Menurut Mahatma Gandhi, kebesaran suatu bangsa dan kemajuan moralnya dapat dinilai dari cara-cara bagaimana memperlakukan hewan-hewan. Ia menjadi seorang vegetarian terdorong oleh kesadaran religiusnya agar bisa terbebas dari dorongan nafsu hewani. Seperti Buddha, Gandhi mempertahankan sikap tanpa kekerasan bukan hanya terhadap sesama manusia, melainkan juga terhadap binatang. Kalau hewan saja diperlakukan dengan baik, apa lagi manusia.
Mahatma Gandhi pernah bersama Biksu Nichidatsu Fujii memukul genderang dan berdoa untuk perdamaian (1933). Biksu ini berpendapat bahwa orang yang beradab tidaklah membunuh manusia, tidaklah menghancurkan sesuatu, tidaklah menimbulkan perang. Peradaban adalah berpegang pada saling mencintai dan menghargai. Dengan kata lain, ukuran peradaban bukanlah kemajuan teknologi dan ekonomi, melainkan sejauh mana HAM dan kehidupan yang damai terealisasi.
Kehidupan Beragama
Pelanggaran HAM juga timbul karena masalah agama atau sekte. Agama merupakan faktor pemersatu untuk kelompoknya sendiri, tetapi ketika berhadapan dengan komunitas lain sering kali menjadi faktor disintegrasi. Sentimen keagamaan membawa konflik, teror, dan tindak kekerasan hingga pertumpahan darah. Hal semacam ini tidak akan terjadi jika penganutan agama bersifat toleran dan mengutamakan aspek kemanusiaan. Setiap konflik diselesaikan dengan cara yang beradab dan tanpa kekerasan.

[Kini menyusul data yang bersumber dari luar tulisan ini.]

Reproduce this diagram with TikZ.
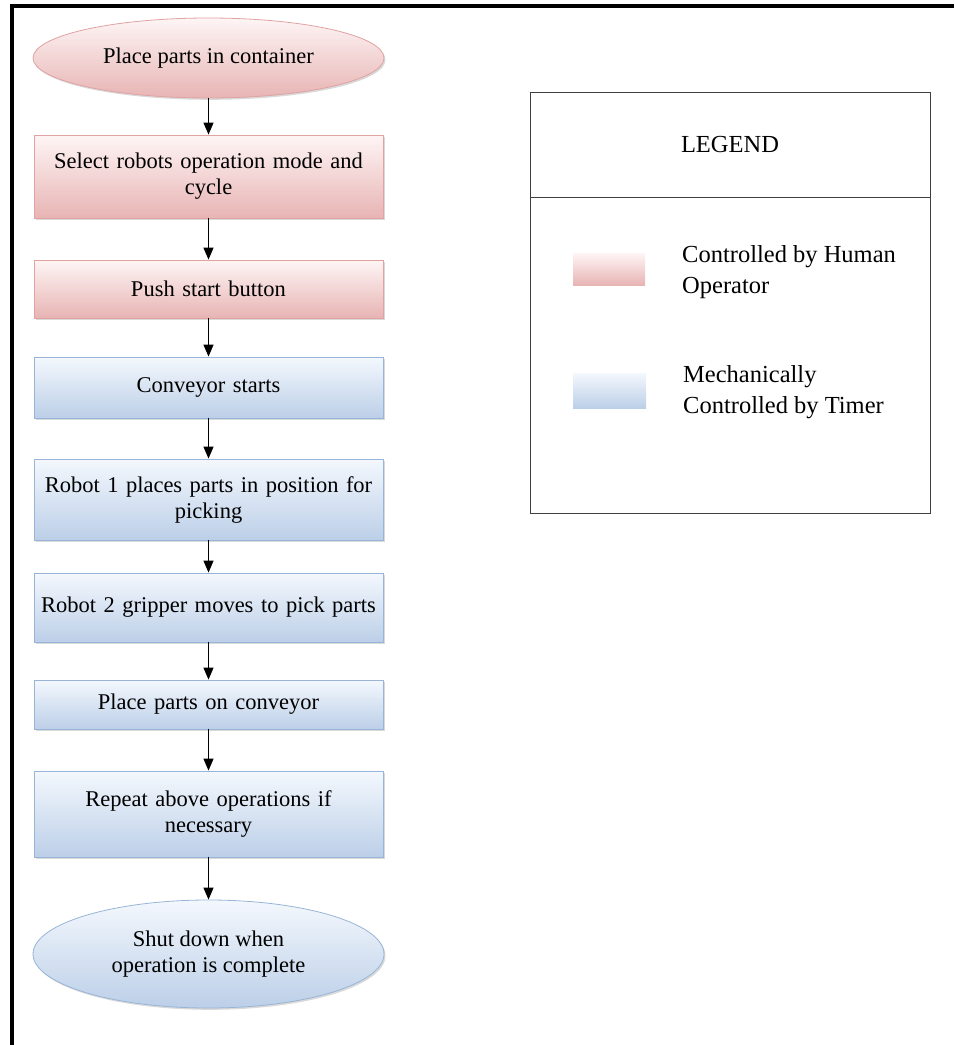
\documentclass[tikz,border=0pt]{standalone}
\usepackage{fontspec}
\setmainfont{Liberation Serif}
\usetikzlibrary{shapes.geometric,shadows,arrows.meta}

\definecolor{hmTop}{RGB}{254,245,245}
\definecolor{hmBot}{RGB}{232,180,180}
\definecolor{hmLine}{RGB}{224,162,162}
\definecolor{tmTop}{RGB}{244,248,253}
\definecolor{tmBot}{RGB}{188,207,232}
\definecolor{tmLine}{RGB}{152,181,215}

\begin{document}
\begin{tikzpicture}[x=1pt,y=-1pt,line cap=round]
	\tikzstyle{box}=[rectangle,minimum width=349pt,text width=343pt,inner xsep=3pt,align=center,line width=0.8pt,font=\fontsize{22.5}{26}\selectfont,drop shadow={shadow xshift=1.5pt,shadow yshift=-1.8pt,opacity=.3}];
	\tikzstyle{oval}=[ellipse,minimum width=351pt,inner sep=0pt,align=center,line width=0.8pt,font=\fontsize{22.5}{26}\selectfont,drop shadow={shadow xshift=1.5pt,shadow yshift=-1.8pt,opacity=.3}];
	\tikzstyle{humanbox}=[box,draw=hmLine,top color=hmTop,bottom color=hmBot];
	\tikzstyle{timerbox}=[box,draw=tmLine,top color=tmTop,bottom color=tmBot];
	\tikzstyle{humanend}=[oval,draw=hmLine,top color=hmTop,bottom color=hmBot];
	\tikzstyle{timerend}=[oval,draw=tmLine,top color=tmTop,bottom color=tmBot];
	\tikzstyle{flow}=[line width=1.1pt,-{Triangle[width=10pt,length=12pt]}];
	\tikzstyle{swatch}=[rectangle,inner sep=0pt];
	\tikzstyle{legtext}=[anchor=west,align=left,inner sep=0pt,font=\fontsize{24.5}{31}\selectfont];

	\useasboundingbox (0,0) rectangle (954,1045);
	% frame
	\draw[line width=4.3pt,line cap=butt] (12,1045) -- (12,6.3) -- (954,6.3);

	% flow chart
	\node[humanend,minimum height=80pt] (place) at (208.5,58) {Place parts in container};
	\node[humanbox,minimum height=83pt] (select) at (208.5,176.5) {Select robots operation mode and\\cycle};
	\node[humanbox,minimum height=58pt] (push) at (208.5,289) {Push start button};
	\node[timerbox,minimum height=61pt] (conv) at (208.5,387.5) {Conveyor starts};
	\node[timerbox,minimum height=81pt] (robot1) at (208.5,499.5) {Robot 1 places parts in position for\\picking};
	\node[timerbox,minimum height=69pt] (robot2) at (208.5,607.5) {Robot 2 gripper moves to pick parts};
	\node[timerbox,minimum height=49pt] (onconv) at (208.5,704.5) {Place parts on conveyor};
	\node[timerbox,minimum height=86pt] (repeat) at (208.5,814) {Repeat above operations if\\necessary};
	\node[timerend,minimum height=108pt] (stop) at (208.5,954) {Shut down when\\operation is complete};

	\draw[flow] (place) -- (select);
	\draw[flow] (select) -- (push);
	\draw[flow] (push) -- (conv);
	\draw[flow] (conv) -- (robot1);
	\draw[flow] (robot1) -- (robot2);
	\draw[flow] (robot2) -- (onconv);
	\draw[flow] (onconv) -- (repeat);
	\draw[flow] (repeat) -- (stop);

	% legend
	\node[draw=black!75,line width=0.9pt,minimum width=400pt,minimum height=105pt,font=\fontsize{24.5}{31}\selectfont] (legtitle) at (730,144.5) {LEGEND};
	\node[draw=black!75,line width=0.9pt,minimum width=400pt,minimum height=316pt] (legbody) at (730,355) {};
	\node[swatch,minimum width=72pt,minimum height=32pt,top color=hmTop,bottom color=hmBot] (redkey) at (609,269) {};
	\node[swatch,minimum width=73pt,minimum height=35pt,top color=tmTop,bottom color=tmBot] (bluekey) at (609.5,390.5) {};
	\node[legtext] (humanlbl) at (682,272.5) {Controlled by Human\\Operator};
	\node[legtext] (timerlbl) at (683,392.5) {Mechanically\\Controlled by Timer};
\end{tikzpicture}
\end{document}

Agama humanis memandang semua manusia adalah sama, bersaudara, dan karenanya saling mengasihi tanpa membeda-bedakan keyakinan. Persaudaraan sejati menghendaki adanya kepedulian terhadap penderitaan sesama. Bagaimana seseorang dapat berbahagia sementara ia mendengar dunia sekelilingnya menangis? Shanti Deva (abad ke-7) berpendapat bahwa semua orang yang merasa bahagia adalah karena mengusahakan kebahagiaan bagi orang lain. Mereka yang terdorong oleh belas kasih dan kebijaksanaan berjuang untuk menegakkan HAM pun tidak boleh dipengaruhi oleh perasaan benci dan permusuhan.
Menyangkut agama, Deklarasi Universal HAM (pasal 18) menyatakan: Setiap orang berhak atas kebebasan berpikir, hati nurani, dan agama; termasuk kebebasan berganti agama atau kepercayaan, dan kebebasan untuk menyatakan agama atau kepercayaan dengan cara mengajarkannya, melakukannya, beribadat, dan menaatinya, baik sendiri maupun bersama-sama orang lain, di tempat umum maupun sendiri.